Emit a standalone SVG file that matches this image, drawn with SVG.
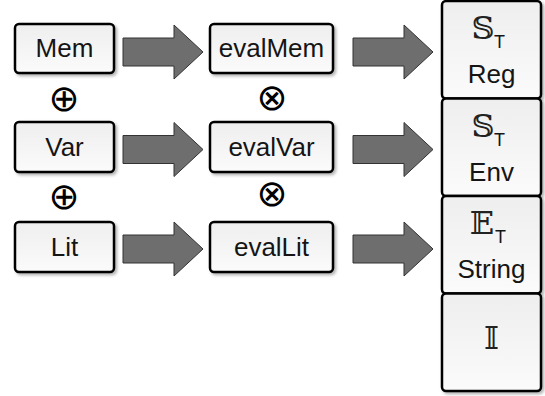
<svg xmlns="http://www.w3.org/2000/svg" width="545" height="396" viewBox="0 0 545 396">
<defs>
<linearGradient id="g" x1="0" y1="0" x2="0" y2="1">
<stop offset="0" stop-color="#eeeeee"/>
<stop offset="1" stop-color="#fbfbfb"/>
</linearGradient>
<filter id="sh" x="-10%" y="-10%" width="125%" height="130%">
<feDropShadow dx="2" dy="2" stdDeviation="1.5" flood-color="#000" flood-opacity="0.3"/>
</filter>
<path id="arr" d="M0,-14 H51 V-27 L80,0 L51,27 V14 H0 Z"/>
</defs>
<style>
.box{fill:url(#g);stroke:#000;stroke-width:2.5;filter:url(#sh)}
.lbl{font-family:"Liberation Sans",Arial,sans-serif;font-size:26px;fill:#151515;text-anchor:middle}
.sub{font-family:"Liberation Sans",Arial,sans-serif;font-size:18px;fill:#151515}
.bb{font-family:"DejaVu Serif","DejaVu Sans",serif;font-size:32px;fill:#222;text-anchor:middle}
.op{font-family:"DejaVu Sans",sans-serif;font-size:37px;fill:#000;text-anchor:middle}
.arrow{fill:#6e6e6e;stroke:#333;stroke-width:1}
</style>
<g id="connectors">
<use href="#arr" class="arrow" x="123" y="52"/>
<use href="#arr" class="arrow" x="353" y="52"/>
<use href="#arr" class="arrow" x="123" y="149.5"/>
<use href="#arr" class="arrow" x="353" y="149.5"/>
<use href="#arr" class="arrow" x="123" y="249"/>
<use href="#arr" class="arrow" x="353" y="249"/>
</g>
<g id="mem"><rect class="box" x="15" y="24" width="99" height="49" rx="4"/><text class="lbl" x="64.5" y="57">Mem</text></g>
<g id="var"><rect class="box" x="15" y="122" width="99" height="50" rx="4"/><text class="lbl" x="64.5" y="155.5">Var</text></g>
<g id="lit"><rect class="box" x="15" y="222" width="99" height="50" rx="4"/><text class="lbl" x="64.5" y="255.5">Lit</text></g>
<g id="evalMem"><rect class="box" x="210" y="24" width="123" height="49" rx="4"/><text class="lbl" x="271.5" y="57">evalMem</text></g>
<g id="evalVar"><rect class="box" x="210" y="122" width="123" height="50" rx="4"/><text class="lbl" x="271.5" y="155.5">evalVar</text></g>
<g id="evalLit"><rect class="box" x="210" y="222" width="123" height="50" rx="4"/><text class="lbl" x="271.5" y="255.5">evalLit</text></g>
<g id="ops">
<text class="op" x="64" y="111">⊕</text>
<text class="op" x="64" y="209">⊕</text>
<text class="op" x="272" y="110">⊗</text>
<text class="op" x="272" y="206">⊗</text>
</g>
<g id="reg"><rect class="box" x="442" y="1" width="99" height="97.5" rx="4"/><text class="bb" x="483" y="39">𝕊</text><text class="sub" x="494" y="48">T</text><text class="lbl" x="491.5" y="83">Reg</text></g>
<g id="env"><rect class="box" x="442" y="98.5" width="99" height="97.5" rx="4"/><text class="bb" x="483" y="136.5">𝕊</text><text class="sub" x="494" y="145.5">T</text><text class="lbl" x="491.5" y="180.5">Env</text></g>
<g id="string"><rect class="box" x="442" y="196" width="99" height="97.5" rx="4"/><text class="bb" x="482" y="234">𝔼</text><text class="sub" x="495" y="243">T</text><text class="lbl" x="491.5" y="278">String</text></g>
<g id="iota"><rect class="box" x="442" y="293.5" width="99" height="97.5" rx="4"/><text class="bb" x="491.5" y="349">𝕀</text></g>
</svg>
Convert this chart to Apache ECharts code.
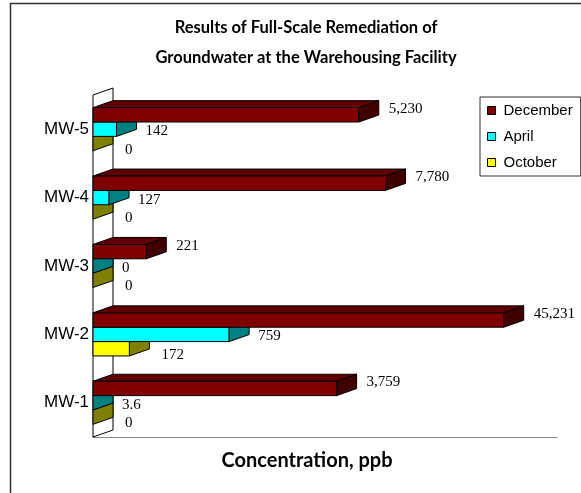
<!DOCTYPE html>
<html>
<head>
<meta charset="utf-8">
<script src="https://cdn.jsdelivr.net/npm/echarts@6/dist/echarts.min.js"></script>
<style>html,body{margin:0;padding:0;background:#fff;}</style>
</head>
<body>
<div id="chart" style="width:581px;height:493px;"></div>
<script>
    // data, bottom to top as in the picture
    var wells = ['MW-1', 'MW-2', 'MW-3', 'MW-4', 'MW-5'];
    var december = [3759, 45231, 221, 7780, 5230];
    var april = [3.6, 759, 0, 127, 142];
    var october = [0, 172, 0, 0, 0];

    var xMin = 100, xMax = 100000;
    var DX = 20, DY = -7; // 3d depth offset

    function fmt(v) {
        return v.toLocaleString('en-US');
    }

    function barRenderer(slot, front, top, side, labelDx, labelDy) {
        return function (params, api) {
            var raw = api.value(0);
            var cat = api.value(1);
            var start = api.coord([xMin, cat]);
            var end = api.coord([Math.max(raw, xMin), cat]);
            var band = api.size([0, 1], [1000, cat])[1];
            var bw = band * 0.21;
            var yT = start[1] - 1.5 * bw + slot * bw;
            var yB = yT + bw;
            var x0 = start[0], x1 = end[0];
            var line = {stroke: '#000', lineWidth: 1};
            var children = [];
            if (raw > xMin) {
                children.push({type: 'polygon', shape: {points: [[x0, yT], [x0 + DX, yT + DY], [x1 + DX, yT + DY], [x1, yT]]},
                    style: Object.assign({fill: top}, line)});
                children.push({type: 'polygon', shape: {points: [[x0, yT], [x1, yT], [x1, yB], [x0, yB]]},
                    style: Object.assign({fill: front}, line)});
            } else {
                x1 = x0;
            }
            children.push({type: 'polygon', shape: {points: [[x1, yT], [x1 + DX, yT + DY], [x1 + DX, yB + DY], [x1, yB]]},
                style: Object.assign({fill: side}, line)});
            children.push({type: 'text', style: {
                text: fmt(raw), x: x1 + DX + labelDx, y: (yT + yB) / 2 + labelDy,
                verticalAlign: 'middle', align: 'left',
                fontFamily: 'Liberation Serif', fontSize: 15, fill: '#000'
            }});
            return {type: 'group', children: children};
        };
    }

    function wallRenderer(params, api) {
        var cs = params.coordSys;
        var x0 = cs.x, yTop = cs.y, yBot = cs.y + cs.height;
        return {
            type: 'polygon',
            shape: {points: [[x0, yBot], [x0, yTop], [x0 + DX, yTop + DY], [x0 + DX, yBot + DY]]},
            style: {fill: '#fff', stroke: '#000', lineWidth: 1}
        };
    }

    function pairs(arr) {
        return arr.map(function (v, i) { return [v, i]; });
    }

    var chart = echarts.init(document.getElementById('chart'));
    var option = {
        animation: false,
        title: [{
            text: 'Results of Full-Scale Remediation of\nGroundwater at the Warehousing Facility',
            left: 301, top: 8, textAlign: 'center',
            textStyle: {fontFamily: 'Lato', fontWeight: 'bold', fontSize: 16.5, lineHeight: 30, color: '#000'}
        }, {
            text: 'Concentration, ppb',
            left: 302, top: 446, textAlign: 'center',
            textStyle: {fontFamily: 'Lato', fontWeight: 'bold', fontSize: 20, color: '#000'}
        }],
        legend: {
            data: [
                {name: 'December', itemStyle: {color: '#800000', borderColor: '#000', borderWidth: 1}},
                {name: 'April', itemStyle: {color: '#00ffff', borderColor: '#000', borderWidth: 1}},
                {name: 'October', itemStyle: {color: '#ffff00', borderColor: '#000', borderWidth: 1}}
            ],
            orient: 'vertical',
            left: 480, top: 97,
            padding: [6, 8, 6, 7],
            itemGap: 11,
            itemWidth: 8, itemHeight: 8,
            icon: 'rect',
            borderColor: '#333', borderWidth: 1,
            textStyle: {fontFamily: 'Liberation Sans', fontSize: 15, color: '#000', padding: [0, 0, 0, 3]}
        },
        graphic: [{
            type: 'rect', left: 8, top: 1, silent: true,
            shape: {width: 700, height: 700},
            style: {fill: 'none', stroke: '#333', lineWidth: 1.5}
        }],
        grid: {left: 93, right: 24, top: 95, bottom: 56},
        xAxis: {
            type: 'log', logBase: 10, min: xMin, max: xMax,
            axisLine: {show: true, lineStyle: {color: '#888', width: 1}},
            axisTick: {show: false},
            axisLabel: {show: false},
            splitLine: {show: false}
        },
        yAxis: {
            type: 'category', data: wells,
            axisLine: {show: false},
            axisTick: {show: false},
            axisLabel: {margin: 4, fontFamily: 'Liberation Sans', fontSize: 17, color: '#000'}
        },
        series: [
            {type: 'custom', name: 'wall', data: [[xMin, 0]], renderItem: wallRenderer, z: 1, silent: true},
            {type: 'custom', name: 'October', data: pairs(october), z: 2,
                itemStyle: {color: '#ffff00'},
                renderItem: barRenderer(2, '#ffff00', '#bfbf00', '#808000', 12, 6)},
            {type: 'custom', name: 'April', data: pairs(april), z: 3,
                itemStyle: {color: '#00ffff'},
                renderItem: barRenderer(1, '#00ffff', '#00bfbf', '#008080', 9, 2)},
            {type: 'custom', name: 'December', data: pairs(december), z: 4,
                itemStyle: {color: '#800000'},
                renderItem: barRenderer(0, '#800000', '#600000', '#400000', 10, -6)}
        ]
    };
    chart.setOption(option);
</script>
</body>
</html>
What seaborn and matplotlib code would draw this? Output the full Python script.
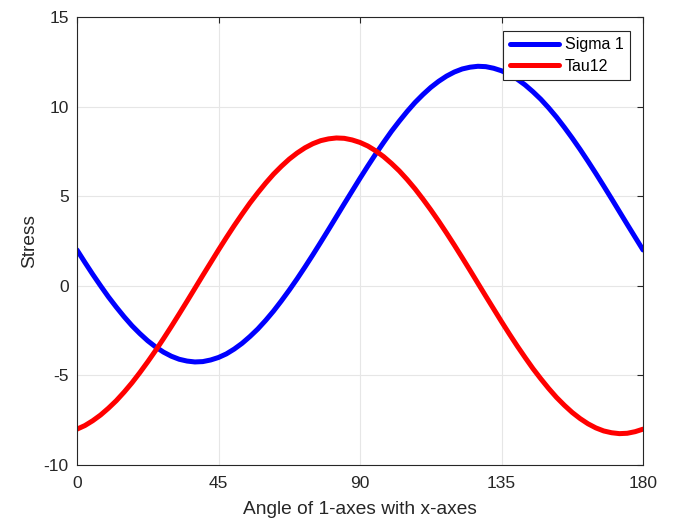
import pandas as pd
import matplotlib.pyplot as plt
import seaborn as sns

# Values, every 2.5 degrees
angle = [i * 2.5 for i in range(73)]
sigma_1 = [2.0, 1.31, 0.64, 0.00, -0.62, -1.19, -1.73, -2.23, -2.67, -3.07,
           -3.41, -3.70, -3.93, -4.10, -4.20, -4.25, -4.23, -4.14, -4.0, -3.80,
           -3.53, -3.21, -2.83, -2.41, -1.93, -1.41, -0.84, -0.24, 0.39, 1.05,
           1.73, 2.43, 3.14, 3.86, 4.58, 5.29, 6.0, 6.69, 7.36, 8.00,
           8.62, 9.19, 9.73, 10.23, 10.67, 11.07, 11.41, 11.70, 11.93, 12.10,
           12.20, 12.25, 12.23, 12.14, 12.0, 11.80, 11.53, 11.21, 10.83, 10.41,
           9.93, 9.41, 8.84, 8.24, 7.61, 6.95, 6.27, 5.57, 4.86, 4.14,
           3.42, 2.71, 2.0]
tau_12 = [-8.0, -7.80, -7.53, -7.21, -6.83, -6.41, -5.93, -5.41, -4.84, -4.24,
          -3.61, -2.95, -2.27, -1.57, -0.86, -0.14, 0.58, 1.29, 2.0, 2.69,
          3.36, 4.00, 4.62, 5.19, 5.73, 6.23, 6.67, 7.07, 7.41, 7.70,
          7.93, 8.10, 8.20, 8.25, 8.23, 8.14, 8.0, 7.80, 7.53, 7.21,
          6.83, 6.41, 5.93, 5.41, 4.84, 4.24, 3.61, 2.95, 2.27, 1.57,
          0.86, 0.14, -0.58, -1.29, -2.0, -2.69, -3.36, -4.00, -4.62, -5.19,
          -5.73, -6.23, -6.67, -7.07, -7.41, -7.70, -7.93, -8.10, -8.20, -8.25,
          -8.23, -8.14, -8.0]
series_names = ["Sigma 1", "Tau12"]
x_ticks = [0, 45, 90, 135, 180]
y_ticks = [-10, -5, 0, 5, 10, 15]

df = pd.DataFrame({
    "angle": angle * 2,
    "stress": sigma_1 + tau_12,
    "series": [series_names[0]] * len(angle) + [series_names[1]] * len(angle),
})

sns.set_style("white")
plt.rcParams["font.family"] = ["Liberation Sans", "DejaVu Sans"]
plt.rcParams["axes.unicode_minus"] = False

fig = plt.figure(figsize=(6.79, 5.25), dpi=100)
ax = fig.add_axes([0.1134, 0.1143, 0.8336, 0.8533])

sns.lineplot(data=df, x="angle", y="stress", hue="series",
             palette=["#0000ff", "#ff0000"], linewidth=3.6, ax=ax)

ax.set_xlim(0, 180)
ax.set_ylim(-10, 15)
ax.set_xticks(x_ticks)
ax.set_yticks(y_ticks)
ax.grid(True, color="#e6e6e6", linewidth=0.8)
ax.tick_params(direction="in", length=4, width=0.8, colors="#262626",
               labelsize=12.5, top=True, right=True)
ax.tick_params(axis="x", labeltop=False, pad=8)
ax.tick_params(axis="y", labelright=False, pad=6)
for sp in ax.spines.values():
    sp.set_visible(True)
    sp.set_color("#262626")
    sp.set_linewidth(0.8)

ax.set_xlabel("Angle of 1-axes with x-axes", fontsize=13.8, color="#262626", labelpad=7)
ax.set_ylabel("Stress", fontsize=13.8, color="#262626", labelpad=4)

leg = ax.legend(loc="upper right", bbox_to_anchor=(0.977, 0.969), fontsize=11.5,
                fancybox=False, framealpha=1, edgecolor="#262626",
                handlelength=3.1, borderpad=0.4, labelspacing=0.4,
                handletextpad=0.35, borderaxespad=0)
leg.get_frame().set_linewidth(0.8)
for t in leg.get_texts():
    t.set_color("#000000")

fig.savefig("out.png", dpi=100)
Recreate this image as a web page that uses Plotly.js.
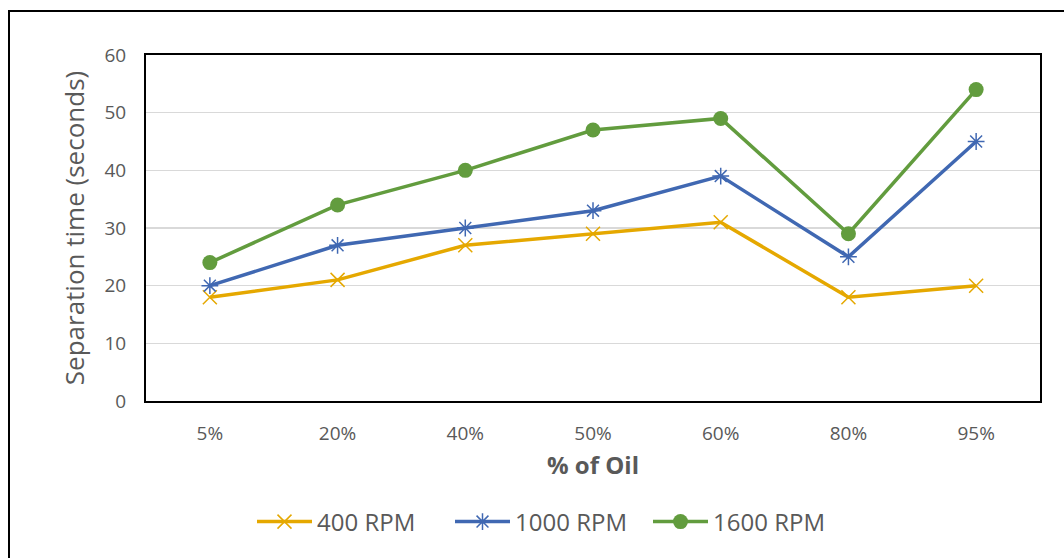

● ● ● ●

What you are asked to do: Retype, word for word, only the lines from the one containing "What seaborn and" through the one containing "import seaborn as sns", both included, and leave out any pictures.

Full answer:
What seaborn and matplotlib code would draw this? Output the full Python script.
import pandas as pd
import matplotlib.pyplot as plt
import seaborn as sns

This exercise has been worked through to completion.